The construction of the Ribblehead Viaduct commenced in July 1870 with the start of work on the foundations. On 12 October 1870, contractor’s agent William Henry Ashwell laid the first stone. Following the cancellation of John Ashwell’s contract on 26 October 1871, the Midland Railway took over the construction.

By August 1874, the arches had been keyed, and the last stone was laid by the end of the year. A single track was laid over the viaduct, and on 6 September 1874, the first train carrying passengers were hauled across by the locomotive Diamond. Finally, on 3 August 1875, the viaduct was opened for freight traffic, and on 1 May 1876, the whole line opened for passenger services, following approval by Colonel F. H. Rich from the Board of Trade.

Ribblehead Viaduct with Whernside in the background.
Ribblehead Viaduct with Whernside in the background

Accidents, Illnesses, and Fatalities

The construction of the Ribblehead Viaduct was a dangerous endeavour, with more than a hundred workers losing their lives due to construction-related accidents, fighting, or outbreaks of smallpox. Church of England records show that there are around 200 burials of men, women, and children in the graveyard at Chapel-le-Dale.

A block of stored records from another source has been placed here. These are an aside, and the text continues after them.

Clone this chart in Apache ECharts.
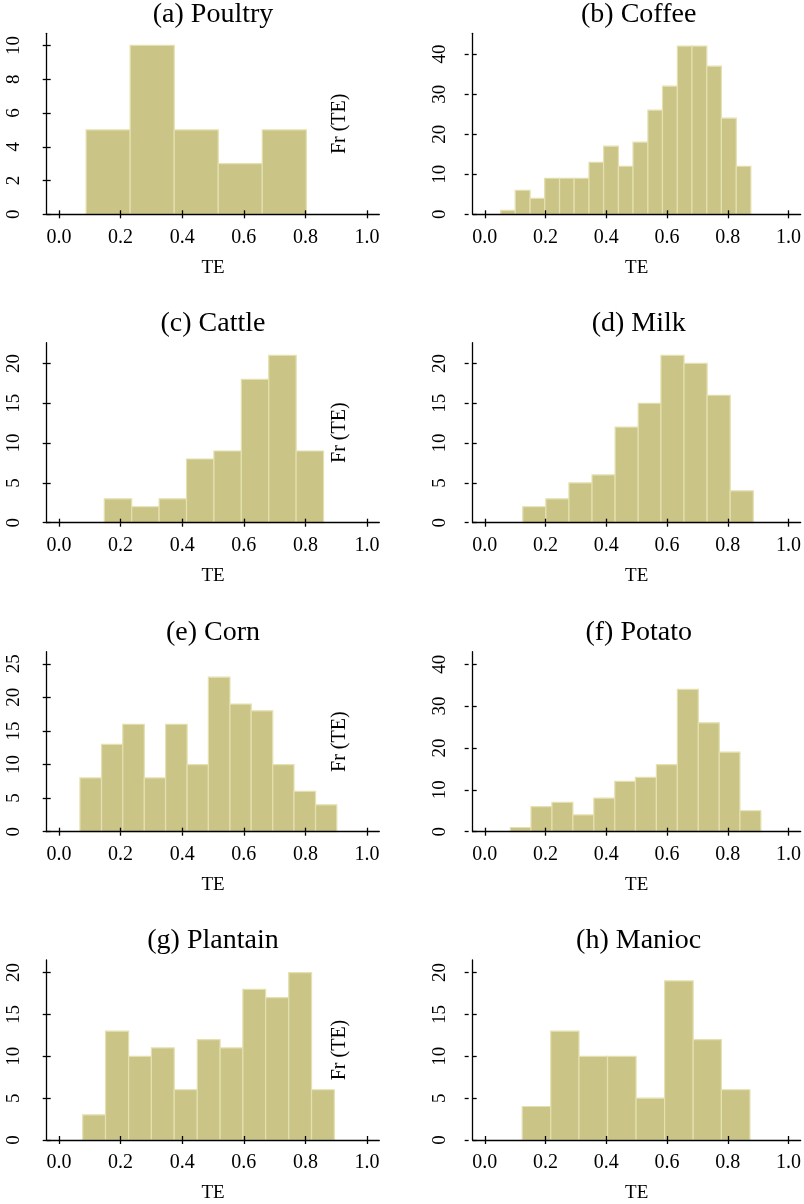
<!DOCTYPE html>
<html>
<head>
<meta charset="utf-8">
<title>TE histograms</title>
<script src="https://cdn.jsdelivr.net/npm/echarts@6/dist/echarts.min.js"></script>
<style>
    html, body { margin: 0; padding: 0; background: #ffffff; }
    #te_histograms { width: 804px; height: 1204px; }
</style>
</head>
<body>
<div id="te_histograms"></div>
<script>
// panel titles
var panelTitles = ['(a) Poultry', '(b) Coffee', '(c) Cattle', '(d) Milk',
    '(e) Corn', '(f) Potato', '(g) Plantain', '(h) Manioc'];

// bin edges (TE)
var poultryEdges = [0.088, 0.231, 0.374, 0.517, 0.660, 0.803];
var coffeeEdges = [0.052, 0.100, 0.149, 0.197, 0.246, 0.294, 0.343, 0.391, 0.440,
    0.488, 0.537, 0.585, 0.634, 0.682, 0.731, 0.779, 0.828, 0.876];
var cattleEdges = [0.147, 0.236, 0.325, 0.414, 0.503, 0.592, 0.681, 0.770, 0.859];
var milkEdges = [0.125, 0.201, 0.277, 0.353, 0.429, 0.505, 0.580, 0.656, 0.732, 0.808, 0.884];
var cornEdges = [0.068, 0.138, 0.207, 0.277, 0.346, 0.416, 0.485, 0.555, 0.624,
    0.694, 0.763, 0.833, 0.902];
var potatoEdges = [0.084, 0.152, 0.221, 0.290, 0.359, 0.428, 0.496, 0.565, 0.634,
    0.703, 0.772, 0.840, 0.909];
var plantainEdges = [0.077, 0.151, 0.226, 0.300, 0.374, 0.449, 0.523, 0.597, 0.671,
    0.746, 0.820, 0.894];
var maniocEdges = [0.123, 0.217, 0.310, 0.404, 0.498, 0.592, 0.686, 0.779, 0.873];

// counts per bin
var poultryCounts = [5, 10, 5, 3, 5];
var coffeeCounts = [1, 6, 4, 9, 9, 9, 13, 17, 12, 18, 26, 32, 42, 42, 37, 24, 12];
var cattleCounts = [3, 2, 3, 8, 9, 18, 21, 9];
var milkCounts = [2, 3, 5, 6, 12, 15, 21, 20, 16, 4];
var cornCounts = [8, 13, 16, 8, 16, 10, 23, 19, 18, 10, 6, 4];
var potatoCounts = [1, 6, 7, 4, 8, 12, 13, 16, 34, 26, 19, 5];
var plantainCounts = [3, 13, 10, 11, 6, 12, 11, 18, 17, 20, 6];
var maniocCounts = [4, 13, 10, 10, 5, 19, 12, 6];

// axis ticks
var xTicks = [0, 0.2, 0.4, 0.6, 0.8, 1.0];
var yTicksPoultry = [0, 2, 4, 6, 8, 10];
var yTicks40 = [0, 10, 20, 30, 40];
var yTicks20 = [0, 5, 10, 15, 20];
var yTicks25 = [0, 5, 10, 15, 20, 25];
var yMaxes = [10.72, 45.2, 22.6, 22.6, 26.8, 43.0, 21.5, 21.5];

var allEdges = [poultryEdges, coffeeEdges, cattleEdges, milkEdges, cornEdges, potatoEdges, plantainEdges, maniocEdges];
var allCounts = [poultryCounts, coffeeCounts, cattleCounts, milkCounts, cornCounts, potatoCounts, plantainCounts, maniocCounts];
var allYTicks = [yTicksPoultry, yTicks40, yTicks20, yTicks20, yTicks25, yTicks40, yTicks20, yTicks20];

var FONT = 'Liberation Serif';
var BAR_FILL = '#CBC487';
var BAR_EDGE = '#E4E0AF';
var TICK_STYLE = {color: '#000', width: 1.3};

// layout of the 2 x 4 panels
var colLeft = [46.7, 472.7];
var colWidth = [332.6, 332];
var rowTop = [33.3, 342.7, 651.7, 960];
var rowHeight = [181, 180, 180, 180];

initHistograms();

/**
 * 8 个直方图
 */
function initHistograms() {
    var myChart = echarts.init(document.getElementById('te_histograms'), null, {renderer: 'canvas'});
    var grids = [], xAxes = [], yAxes = [], series = [], titles = [], graphics = [];

    for (var i = 0; i < 8; i++) {
        var col = i % 2, row = Math.floor(i / 2);
        var left = colLeft[col], top = rowTop[row], width = colWidth[col], height = rowHeight[row];
        grids.push({left: left, top: top, width: width, height: height});

        // main axes: line, inner half of ticks (above the bars), labels
        xAxes.push({
            type: 'value', gridIndex: i, min: -0.04, max: 1.04, position: 'bottom', z: 10,
            splitLine: {show: false},
            axisLine: {show: true, onZero: false, lineStyle: {color: '#000', width: 1.3}},
            axisTick: {show: true, inside: true, length: 4, customValues: xTicks, lineStyle: TICK_STYLE},
            axisLabel: {
                customValues: xTicks, margin: 13, color: '#000', fontFamily: FONT, fontSize: 20,
                formatter: function (v) { return v.toFixed(1); }
            },
            name: 'TE', nameLocation: 'middle', nameGap: 44,
            nameTextStyle: {color: '#000', fontFamily: FONT, fontSize: 19}
        });
        yAxes.push({
            type: 'value', gridIndex: i, min: 0, max: yMaxes[i], position: 'left', z: 10,
            splitLine: {show: false},
            axisLine: {show: true, onZero: false, lineStyle: {color: '#000', width: 1.3}},
            axisTick: {show: true, inside: true, length: 4, customValues: allYTicks[i], lineStyle: TICK_STYLE},
            axisLabel: {
                customValues: allYTicks[i], rotate: 90, margin: 23, color: '#000', fontFamily: FONT, fontSize: 19
            }
        });
        // opposite-side axes shifted onto the same edges: outer half of ticks
        xAxes.push({
            type: 'value', gridIndex: i, min: -0.04, max: 1.04, position: 'top', offset: -height,
            splitLine: {show: false}, axisLabel: {show: false},
            axisLine: {show: false, onZero: false},
            axisTick: {show: true, inside: true, length: 4, customValues: xTicks, lineStyle: TICK_STYLE}
        });
        yAxes.push({
            type: 'value', gridIndex: i, min: 0, max: yMaxes[i], position: 'right', offset: -width,
            splitLine: {show: false}, axisLabel: {show: false},
            axisLine: {show: false, onZero: false},
            axisTick: {show: true, inside: true, length: 4, customValues: allYTicks[i], lineStyle: TICK_STYLE}
        });

        var data = [];
        for (var j = 0; j < allCounts[i].length; j++) {
            data.push([allEdges[i][j], allEdges[i][j + 1], allCounts[i][j]]);
        }
        series.push({
            type: 'custom',
            xAxisIndex: 2 * i,
            yAxisIndex: 2 * i,
            data: data,
            renderItem: function (params, api) {
                var p0 = api.coord([api.value(0), api.value(2)]);
                var p1 = api.coord([api.value(1), 0]);
                return {
                    type: 'rect',
                    shape: {x: p0[0], y: p0[1], width: p1[0] - p0[0], height: p1[1] - p0[1]},
                    style: {fill: BAR_FILL, stroke: BAR_EDGE, lineWidth: 1.2}
                };
            }
        });

        titles.push({
            text: panelTitles[i],
            left: left + width / 2, top: top - 33, textAlign: 'center', padding: 0,
            textStyle: {color: '#000', fontFamily: FONT, fontSize: 28, fontWeight: 'normal'}
        });

        // "Fr (TE)" beside the left panels
        if (col === 0) {
            graphics.push({
                type: 'text', x: 340, y: top + height / 2, rotation: Math.PI / 2,
                style: {
                    text: 'Fr (TE)', fill: '#000', font: '20px "' + FONT + '"',
                    align: 'center', verticalAlign: 'middle'
                }
            });
        }
    }

    var option = {
        backgroundColor: '#ffffff',
        animation: false,
        title: titles,
        grid: grids,
        xAxis: xAxes,
        yAxis: yAxes,
        series: series,
        graphic: graphics
    };
    if (option && typeof option === "object") {
        myChart.setOption(option, true);
    }
}
</script>
</body>
</html>
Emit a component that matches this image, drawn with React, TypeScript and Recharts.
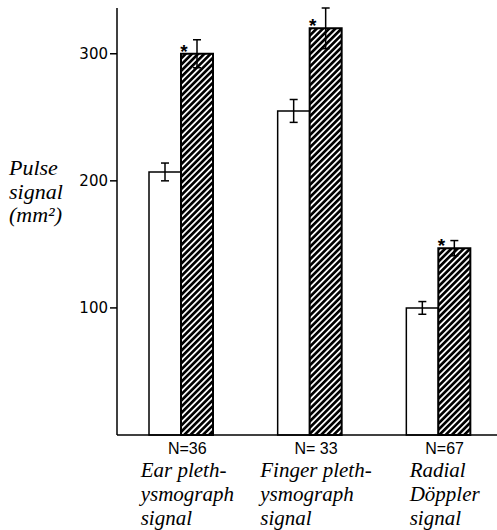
import { BarChart, Bar, XAxis, YAxis, ErrorBar, LabelList } from 'recharts';

// categories along the x axis
const categories = ['Ear', 'Finger', 'Radial'];
const sampleSizes = ['N=36', 'N= 33', 'N=67'];
const categoryLines = [
  ['Ear pleth-', 'ysmograph', 'signal'],
  ['Finger pleth-', 'ysmograph', 'signal'],
  ['Radial', 'Döppler', 'signal'],
];

// open bars
const openValues = [207, 255, 100];
const openErrors = [7, 9, 5];

// hatched bars
const hatchedValues = [300, 320, 147];
const hatchedErrors = [11, 16, 6];
const hatchedMarks = ['*', '*', '*'];

const yTicks = [100, 200, 300];
const yLabelLines = ['Pulse', 'signal', '(mm²)'];

const data = categories.map((name, i) => ({
  name,
  open: openValues[i],
  openErr: openErrors[i],
  hatched: hatchedValues[i],
  hatchedErr: hatchedErrors[i],
  mark: hatchedMarks[i],
}));

const AXIS_Y = 435;
const SERIF = 'Liberation Serif';
const SANS = 'Liberation Sans';
const LABEL_SIZE = 21;

const serifStyle = { fontFamily: SERIF, fontStyle: 'italic', fontSize: LABEL_SIZE };

let measureCtx: CanvasRenderingContext2D | null = null;
function textWidth(text: string) {
  if (!measureCtx) measureCtx = document.createElement('canvas').getContext('2d');
  if (!measureCtx) return text.length * 9;
  measureCtx.font = `italic ${LABEL_SIZE}px "${SERIF}"`;
  return measureCtx.measureText(text).width;
}

function CategoryTick({ x, payload }: any) {
  const i = categories.indexOf(payload.value);
  if (i < 0) return null;
  const cx = x + 6;
  const lines = categoryLines[i];
  const w = Math.max(...lines.map((l) => textWidth(l)));
  const left = cx - w / 2;
  return (
    <g>
      <text x={cx} y={AXIS_Y + 19} textAnchor="middle" style={{ fontFamily: SANS, fontSize: 16 }} fill="#000">
        {sampleSizes[i]}
      </text>
      {lines.map((l, k) => (
        <text key={k} x={left} y={AXIS_Y + 42 + k * 24} style={serifStyle} fill="#000">
          {l}
        </text>
      ))}
    </g>
  );
}

function YTitle() {
  return (
    <g>
      {yLabelLines.map((l, k) => (
        <text key={k} x={9} y={175 + k * 23.5} style={{ ...serifStyle, fontSize: 22 }} fill="#000">
          {l}
        </text>
      ))}
    </g>
  );
}

function StarMark(props: any) {
  const { x, y, value } = props;
  if (!value) return null;
  return (
    <text x={x + 3} y={y + 4} textAnchor="middle" style={{ fontFamily: SANS, fontWeight: 'bold', fontSize: 19 }} fill="#000">
      {value}
    </text>
  );
}

export default function App() {
  return (
    <div style={{ position: 'absolute', left: 0, top: 0, width: 497, height: 530, background: '#fff' }}>
      <BarChart
        width={497}
        height={530}
        data={data}
        margin={{ top: 8, right: -6, bottom: 0, left: 0 }}
        barGap={0}
        barSize={32}
      >
        <defs>
          <pattern id="hatch" patternUnits="userSpaceOnUse" width={4.4} height={4.4} patternTransform="rotate(45)">
            <rect width={4.4} height={4.4} fill="#fff" />
            <line x1={2.2} y1={0} x2={2.2} y2={4.4} stroke="#000" strokeWidth={2.7} />
          </pattern>
        </defs>
        <XAxis
          dataKey="name"
          height={530 - AXIS_Y}
          tickLine={false}
          axisLine={{ stroke: '#000', strokeWidth: 1.5 }}
          tick={<CategoryTick />}
          interval={0}
        />
        <YAxis
          width={117}
          domain={[0, 336]}
          ticks={yTicks}
          tickSize={7}
          tickMargin={2}
          axisLine={{ stroke: '#000', strokeWidth: 1.5 }}
          tickLine={{ stroke: '#000', strokeWidth: 1.5 }}
          tick={{ fill: '#000', fontSize: 15, fontFamily: 'DejaVu Sans' }}
          label={{ content: () => <YTitle /> }}
        />
        <Bar dataKey="open" fill="#fff" stroke="#000" strokeWidth={1.5} isAnimationActive={false}>
          <ErrorBar dataKey="openErr" width={4} stroke="#000" strokeWidth={1.5} />
        </Bar>
        <Bar dataKey="hatched" fill="url(#hatch)" stroke="#000" strokeWidth={2} isAnimationActive={false}>
          <ErrorBar dataKey="hatchedErr" width={4} stroke="#000" strokeWidth={1.5} />
          <LabelList dataKey="mark" content={<StarMark />} />
        </Bar>
      </BarChart>
    </div>
  );
}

Memorial at Chapel-le-Dale

In remembrance of the workers who lost their lives during the construction of the Ribblehead Viaduct, a memorial has been erected in the graveyard at Chapel-le-Dale.

Triangulation pillar on Whernside summit.
Triangulation pillar on Whernside summit

Ribblehead Viaduct Design and Specifications

The Ribblehead Viaduct represents the pinnacle of Victorian engineering. Its remarkable design, specifications, dimensions and materials used during its construction have made the Ribblehead Viaduct a lasting testament to human ingenuity and perseverance.

Dimensions and Materials Used

The Ribblehead Viaduct is an impressive structure that spans over 400 metres in length and stands 32 metres above the valley floor at its highest point. Its robust design incorporates 24 arches, each with a span of 13.7 metres, and foundations reaching a depth of 7.6 metres. The viaduct was designed to accommodate a pair of tracks aligned over the sleeper walls.

Various materials were used in the construction of the Ribblehead Viaduct. The structure is faced with limestone masonry set in hydraulic lime mortar, while the near-semicircular arches are made of red brick, constructed in five separate rings, with stone voussoirs. The sleeper walls rise from the arches to support the stone slabs of the viaduct’s deck, and hollow spandrels support plain solid parapet walls. In total, 1.5 million bricks were used, and some of the limestone blocks weigh as much as eight tons.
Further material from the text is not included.